I didn’t know it at the time but my passion for wildlife conservation, social justice, love of exploring history and culture mixed with travel, is called: Sustainable Tourism.

Once I figured that out, I connected with the Global Sustainable Travel Council. I love the GSTC because it is a global organization - that’s what this movement is all about. It’s about crossing borders and boundaries and growing and creating change from a united position of sharing and learning. I found out that they offer programs in Sustainable Travel and in 2020 I earned their Professional Certificate in Sustainable Tourism.

I was already a communications consultant working with Naturalists’ organizations, global health not-for-profits, and travel outfitters, so the next step for me was to put out my flag and start waving it. I developed The Lost Compass to act as a beacon. I wanted to call in my people - like minded people who wanted to work and collaborate in Sustainable Travel. I wanted to learn from them, support them, and move forward with them.

Through The Lost Compass I have met and worked with some incredible people working in diverse ways toward raising the profile of sustainable travel so that one day sustainable travel is just called: travel. There are of course the teachers and fellow students in my GSTC program, from whom I learned so much. From there I’ve had the chance to collaborate with Nora Livingstone, the Founder of Animal Experience International, Chantel Beuvink, the Founder of Natural Greece, an endless amount of local colleagues here in Canada, and of course with Hidden Lemur, the sustainable travel platform.

For a year and a half I’ve worked alongside some wonderful people at Hidden Lemur. The work on this platform to promote sustainable travel is incredible, and there has been so much growth that it has admittedly pulled me from my own work with The Lost Compass. But that’s what this is all about! Growth, expansion, change and finding better ways to not only travel the world, but be in the world.

From here the network of writers I’ve met and worked with are providing additional gateways and avenues of expansion and possibility within sustainable travel.
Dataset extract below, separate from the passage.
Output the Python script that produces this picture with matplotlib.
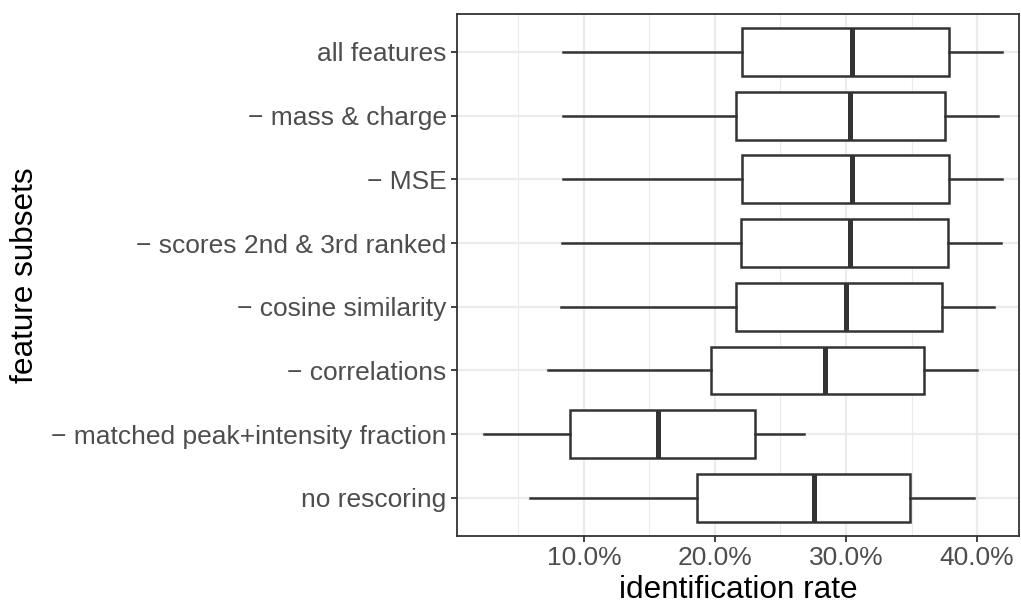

Like a living organism, as sustainable travel grows as a movement, as a way of thinking and being, its arms and roots are expanding, adapting and evolving as nature and people thrive within its canopy.

From my experience so far, what I think sustainable travel needs now is the support of financial resources. People are growing this industry, but people need resources to sustain themselves within the work. I see it happening, slowly. More and more financially secure entities are investing in the vision of a better world through travel. This is important and needed. What sustainable travel has already though - is people power - collaboration. People united by the goal of seeing a better, stronger, healthier, safer world through travel. 


Deb Lace-Kelly

Deb has a background in television news journalism, and - university teaching in tv production, journalism, and media theory. As a Communications Consultant Deb combines a love of travel, wildlife, and social justice to create The Lost Compass that hopes to combine sustainable travel with education.

A communicator with careers in journalism and education, Deb is building a future that is full of collaboration and growth, with the goal of contributing to a healthier planet through travel. The vision is: a world full of safe and peaceful people sharing our gifts, whoever we are, wherever we live, and whatever our resources.